**WHAT THE TASK REQUIRES**
Leave out every picture. Copy exactly the lines from the one holding "Output the Python" through the one holding "import numpy as np".

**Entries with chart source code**

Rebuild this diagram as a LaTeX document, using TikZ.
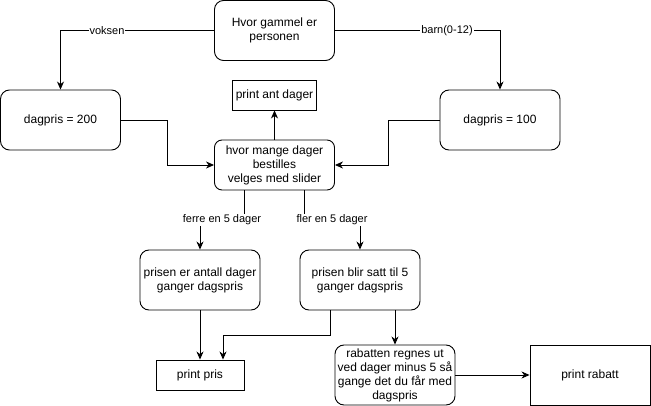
\documentclass[tikz,border=0pt]{standalone}
\usepackage{fontspec}
\setmainfont{Liberation Sans}
\usetikzlibrary{arrows.meta}
\begin{document}
\begin{tikzpicture}[x=1pt,y=-1pt,
  box/.style={draw, line width=0.9pt, inner sep=0pt, align=center, font=\fontsize{12}{14}\selectfont},
  rbox/.style={box, rounded corners=9pt, minimum width=120pt, minimum height=60pt},
  sbox/.style={box, minimum height=30pt},
  arr/.style={line width=0.9pt, -{Stealth[length=8pt,width=7pt,inset=2.5pt]}},
  ln/.style={line width=0.9pt},
  lbl/.style={fill=white, inner sep=1pt, font=\fontsize{11}{13}\selectfont}]
\useasboundingbox (0,0) rectangle (651,406);
\node[rbox] (top) at (274.5,30.5) {Hvor gammel er\\personen};
\node[rbox] (d200) at (60.5,120) {dagpris = 200};
\node[rbox] (d100) at (500,120) {dagpris = 100};
\node[sbox, minimum width=84pt] (pad) at (274.5,95) {print ant dager};
\node[rbox, minimum height=50pt, rounded corners=7.5pt] (hvm) at (274.5,165) {hvor mange dager\\bestilles\\velges med slider};
\node[rbox] (p1) at (200,280) {prisen er antall dager\\ganger dagspris};
\node[rbox] (p2) at (360,280) {prisen blir satt til 5\\ganger dagspris};
\node[sbox, minimum width=88pt] (pp) at (200,375) {print pris};
\node[rbox] (rab) at (395,375) {rabatten regnes ut\\ved dager minus 5 så\\gange det du får med\\dagspris};
\node[sbox, minimum width=120pt, minimum height=60pt] (pr) at (590,375) {print rabatt};
% edges
\draw[arr] (top.west) -- (107,30.5) node[lbl]{voksen} -| (d200.north);
\draw[arr] (top.east) -- (447,30.5) node[lbl]{barn(0-12)} -| (d100.north);
\draw[arr] (d200.east) -- (167,120) |- (hvm.west);
\draw[arr] (d100.west) -- (388,120) |- (hvm.east);
\draw[arr] (hvm.north) -- (pad.south);
\draw[arr] ([xshift=-30.5pt]hvm.south) |- (222,220) node[lbl]{ferre en 5 dager} -| (p1.north);
\draw[arr] ([xshift=29.5pt]hvm.south) |- (332,220) node[lbl]{fler en 5 dager} -| (p2.north);
\draw[arr] (p1.south) -- (pp.north);
\draw[arr] ([xshift=-30pt]p2.south) -- ++(0,25) -| ([xshift=23pt]pp.north);
\draw[arr] (rab.north |- p2.south) -- (rab.north);
\draw[arr] (rab.east) -- (pr.west);
\end{tikzpicture}
\end{document}
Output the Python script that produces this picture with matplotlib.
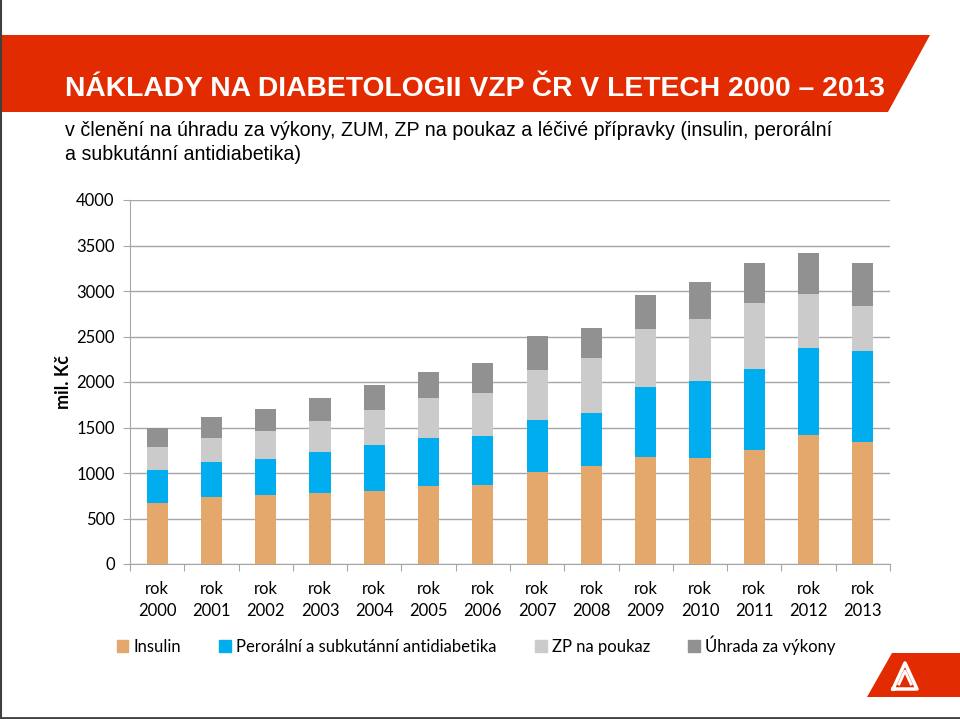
import matplotlib.pyplot as plt
import matplotlib.patches as mpatches
import numpy as np

years = ['2000', '2001', '2002', '2003', '2004', '2005', '2006',
         '2007', '2008', '2009', '2010', '2011', '2012', '2013']
insulin = [674, 740, 755, 777, 802, 857, 872, 1007, 1081, 1176, 1165, 1249, 1421, 1337]
peroral = [363, 381, 403, 450, 509, 528, 538, 572, 582, 765, 842, 898, 956, 1000]
zp_poukaz = [245, 267, 304, 348, 385, 443, 469, 553, 597, 641, 685, 721, 586, 502]
vykony = [213, 231, 245, 249, 267, 278, 330, 377, 337, 378, 411, 436, 458, 472]

series = [
    ('Insulin', insulin, '#E4A86C'),
    ('Perorální a subkutánní antidiabetika', peroral, '#00AEEF'),
    ('ZP na poukaz', zp_poukaz, '#CBCBCB'),
    ('Úhrada za výkony', vykony, '#919191'),
]

W, H = 960, 719
fig = plt.figure(figsize=(9.6, 7.19), dpi=100)

# background layer in pixel coordinates
bg = fig.add_axes([0, 0, 1, 1])
bg.set_xlim(0, W)
bg.set_ylim(H, 0)
bg.axis('off')

# red banner
bg.add_patch(mpatches.Polygon([(1, 35), (930, 35), (888, 112), (1, 112)],
                              closed=True, color='#E22B00', lw=0))
bg.text(65, 89, 'NÁKLADY NA DIABETOLOGII VZP ČR V LETECH 2000 – 2013',
        color='white', fontsize=20.3, fontweight='bold',
        family=['Liberation Sans', 'DejaVu Sans'],
        va='center', ha='left')
bg.text(65, 131, 'v členění na úhradu za výkony, ZUM, ZP na poukaz a léčivé přípravky (insulin, perorální',
        color='black', fontsize=14.1, family=['Liberation Sans', 'DejaVu Sans'],
        va='center', ha='left')
bg.text(65, 154, 'a subkutánní antidiabetika)',
        color='black', fontsize=14.1, family=['Liberation Sans', 'DejaVu Sans'],
        va='center', ha='left')

# logo bottom right
bg.add_patch(mpatches.Polygon([(892, 653), (960, 653), (960, 697), (867, 697)],
                              closed=True, color='#E22B00', lw=0))
bg.plot([893, 905, 917, 893], [689, 663, 689, 689], color='white', lw=2.5)
bg.plot([899, 905, 911], [684, 671, 684], color='white', lw=2)

# frame lines
bg.plot([0.5, 0.5], [0, H], color='#404040', lw=1.5)
bg.plot([0, W], [H - 1.5, H - 1.5], color='#404040', lw=2)

# chart
ax = fig.add_axes([130 / W, (H - 564) / H, 760 / W, 364 / H])
x = np.arange(len(years))
bottom = np.zeros(len(years))
for name, vals, col in series:
    ax.bar(x, vals, width=0.39, bottom=bottom, color=col, label=name, zorder=3)
    bottom += np.array(vals)

ax.set_xlim(-0.5, len(years) - 0.5)
ax.set_ylim(0, 4000)
ax.set_yticks(np.arange(0, 4001, 500))
ax.yaxis.grid(True, color='#A6A6A6', lw=1, zorder=0)
for s in ['top', 'right']:
    ax.spines[s].set_visible(False)
for s in ['left', 'bottom']:
    ax.spines[s].set_color('#A6A6A6')
ax.tick_params(axis='y', colors='#A6A6A6', length=5, labelcolor='black',
               labelsize=12, pad=6)
ax.set_xticks(np.arange(-0.5, len(years)), minor=False)
ax.set_xticklabels([])
ax.set_xticks(x, minor=True)
ax.set_xticklabels(['rok\n' + y for y in years], minor=True)
ax.tick_params(axis='x', which='major', colors='#A6A6A6', length=5)
ax.tick_params(axis='x', which='minor', length=0, labelsize=12, pad=12)
for lab in ax.get_xticklabels(minor=True):
    lab.set_linespacing(1.45)
for lab in ax.get_xticklabels(minor=True) + ax.get_yticklabels():
    lab.set_family(['Lato', 'DejaVu Sans'])
ax.set_ylabel('mil. Kč', fontsize=13, fontweight='bold',
              family=['Lato', 'DejaVu Sans'])
ax.yaxis.set_label_coords(-0.076, 0.5)

handles = [mpatches.Patch(color=c) for _, _, c in series]
fig.legend(handles, [n for n, _, _ in series], loc='center',
           bbox_to_anchor=(476 / W, 1 - 645 / H), ncol=4, frameon=False,
           prop={'family': ['Lato', 'DejaVu Sans'], 'size': 12},
           handlelength=0.7, handleheight=0.7, handletextpad=0.3,
           columnspacing=2.3)

fig.savefig('out.png', dpi=100)
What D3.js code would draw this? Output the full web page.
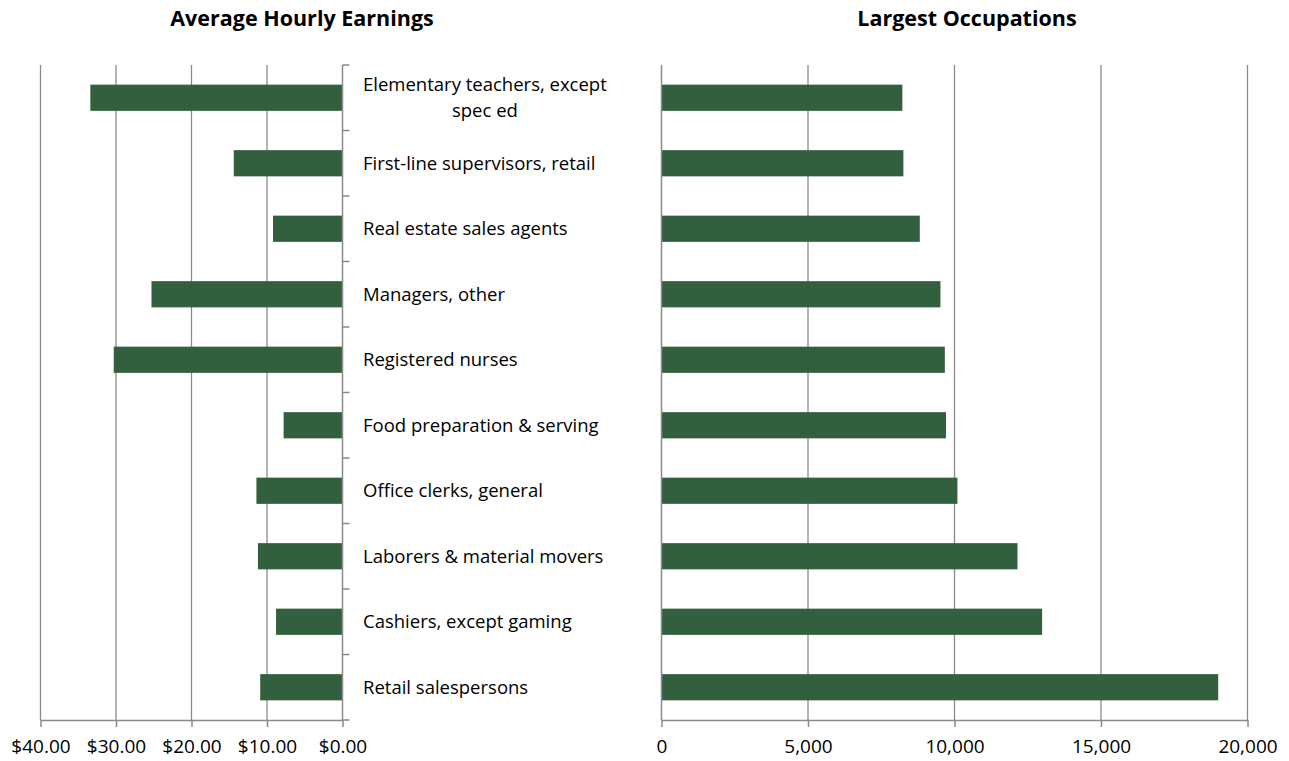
<!DOCTYPE html>
<html>
<head>
<meta charset="utf-8">
<script src="https://cdn.jsdelivr.net/npm/d3@7"></script>
<style>
  body { margin: 0; background: #fff; }
  svg text { font-family: "Open Sans", "Liberation Sans", sans-serif; fill: #000; }
  .title { font-weight: bold; font-size: 21.5px; }
  .tick-label { font-size: 19px; }
  .cat-label { font-size: 18.5px; }
</style>
</head>
<body>
<div class="chart"></div>
<script>
// occupations, top to bottom
const occupations = [
  "Elementary teachers, except spec ed",
  "First-line supervisors, retail",
  "Real estate sales agents",
  "Managers, other",
  "Registered nurses",
  "Food preparation & serving",
  "Office clerks, general",
  "Laborers & material movers",
  "Cashiers, except gaming",
  "Retail salespersons"
];
// average hourly earnings ($)
const hourlyEarnings = [33.4, 14.4, 9.2, 25.3, 30.3, 7.8, 11.4, 11.2, 8.8, 10.9];
// employment (largest occupations)
const employment = [8220, 8255, 8815, 9520, 9670, 9710, 10100, 12150, 12990, 19000];

const earningsTicks = [40, 30, 20, 10, 0];
const employmentTicks = [0, 5000, 10000, 15000, 20000];

const W = 1289, H = 761;
const barColor = "#325f3d";
const axisColor = "#8a8a8a";

const svg = d3.select(".chart")
  .append("svg")
  .attr("width", W)
  .attr("height", H);

// shared vertical band scale
const y = d3.scaleBand()
  .domain(occupations)
  .range([65, 720])
  .paddingInner(0.6)
  .paddingOuter(0.3);

// left chart: reversed, $40 on the left
const xLeft = d3.scaleLinear().domain([40, 0]).range([40.5, 342.5]);
// right chart
const xRight = d3.scaleLinear().domain([0, 20000]).range([661.5, 1247.5]);

// gridlines
svg.append("g")
  .selectAll("line")
  .data(earningsTicks.filter(d => d !== 0))
  .join("line")
  .attr("x1", d => xLeft(d)).attr("x2", d => xLeft(d))
  .attr("y1", 65).attr("y2", 720)
  .attr("stroke", axisColor).attr("stroke-width", 1.3);

svg.append("g")
  .selectAll("line")
  .data(employmentTicks.filter(d => d !== 0))
  .join("line")
  .attr("x1", d => xRight(d)).attr("x2", d => xRight(d))
  .attr("y1", 65).attr("y2", 720)
  .attr("stroke", axisColor).attr("stroke-width", 1.3);

// bars
svg.append("g")
  .selectAll("rect")
  .data(occupations)
  .join("rect")
  .attr("x", (d, i) => xLeft(hourlyEarnings[i]))
  .attr("y", d => y(d))
  .attr("width", (d, i) => xLeft(0) - xLeft(hourlyEarnings[i]))
  .attr("height", y.bandwidth())
  .style("fill", barColor);

svg.append("g")
  .selectAll("rect")
  .data(occupations)
  .join("rect")
  .attr("x", xRight(0))
  .attr("y", d => y(d))
  .attr("width", (d, i) => xRight(employment[i]) - xRight(0))
  .attr("height", y.bandwidth())
  .style("fill", barColor);

// axes
const xAxisLeft = d3.axisBottom(xLeft).tickValues(earningsTicks).tickSize(7).tickFormat(d => "$" + d3.format(".2f")(d));
const xAxisRight = d3.axisBottom(xRight).tickValues(employmentTicks).tickSize(7).tickFormat(d3.format(","));

function styleAxis(g) {
  g.attr("font-family", null).attr("font-size", null);
  g.select(".domain").attr("stroke", axisColor).attr("stroke-width", 1.5);
  g.selectAll(".tick line").attr("stroke", axisColor).attr("stroke-width", 1.5);
  g.selectAll(".tick text")
    .attr("class", "tick-label")
    .attr("y", 26)
    .attr("dy", "0.35em");
}

svg.append("g")
  .attr("class", "axis x-axis")
  .attr("transform", "translate(0,720)")
  .call(xAxisLeft.tickSizeOuter(0))
  .call(styleAxis);

svg.append("g")
  .attr("class", "axis x-axis")
  .attr("transform", "translate(0,720)")
  .call(xAxisRight.tickSizeOuter(0))
  .call(styleAxis);

// vertical axis lines
svg.append("line")
  .attr("x1", xLeft(0)).attr("x2", xLeft(0))
  .attr("y1", 65).attr("y2", 720)
  .attr("stroke", axisColor).attr("stroke-width", 1.5);
svg.append("line")
  .attr("x1", xRight(0)).attr("x2", xRight(0))
  .attr("y1", 65).attr("y2", 720)
  .attr("stroke", axisColor).attr("stroke-width", 1.5);

// category boundary ticks on the left chart's axis
const boundaries = d3.range(occupations.length + 1).map(i => 65 + i * y.step());
svg.append("g")
  .selectAll("line")
  .data(boundaries)
  .join("line")
  .attr("x1", xLeft(0)).attr("x2", xLeft(0) + 7)
  .attr("y1", d => d).attr("y2", d => d)
  .attr("stroke", axisColor).attr("stroke-width", 1.5);

// category labels: block starts at labelX, wrapped lines centred in the block
const labelX = 363;
svg.append("g")
  .selectAll("text")
  .data(occupations)
  .join("text")
  .attr("class", "cat-label")
  .attr("y", d => y(d) + y.bandwidth() / 2)
  .each(function(d) { wrap(d3.select(this), d, 262); });

function wrap(text, str, width) {
  const words = str.split(" ");
  let lines = [], line = [];
  const probe = text.append("tspan");
  words.forEach(w => {
    line.push(w);
    probe.text(line.join(" "));
    if (probe.node().getComputedTextLength() > width && line.length > 1) {
      line.pop();
      lines.push(line.join(" "));
      line = [w];
    }
  });
  lines.push(line.join(" "));
  probe.remove();

  if (lines.length === 1) {
    text.attr("x", labelX).attr("dy", "0.35em").text(lines[0]);
    return;
  }
  const lh = 26.5;
  const y0 = +text.attr("y") - (lines.length - 1) * lh / 2;
  const spans = lines.map((l, i) => text.append("tspan")
    .attr("y", y0 + i * lh)
    .attr("dy", "0.35em")
    .text(l));
  const maxW = d3.max(spans, s => s.node().getComputedTextLength());
  spans.forEach(s => s.attr("x", labelX + maxW / 2).attr("text-anchor", "middle"));
}

// titles
svg.append("text")
  .attr("class", "title")
  .attr("x", 302)
  .attr("y", 18)
  .attr("dy", "0.35em")
  .attr("text-anchor", "middle")
  .text("Average Hourly Earnings");

svg.append("text")
  .attr("class", "title")
  .attr("x", 967)
  .attr("y", 18)
  .attr("dy", "0.35em")
  .attr("text-anchor", "middle")
  .text("Largest Occupations");
</script>
</body>
</html>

**ANSWER TO THE PROBLEM**
Output the Python script that produces this picture with matplotlib.
import matplotlib.pyplot as plt
import matplotlib.patches as mpatches
import numpy as np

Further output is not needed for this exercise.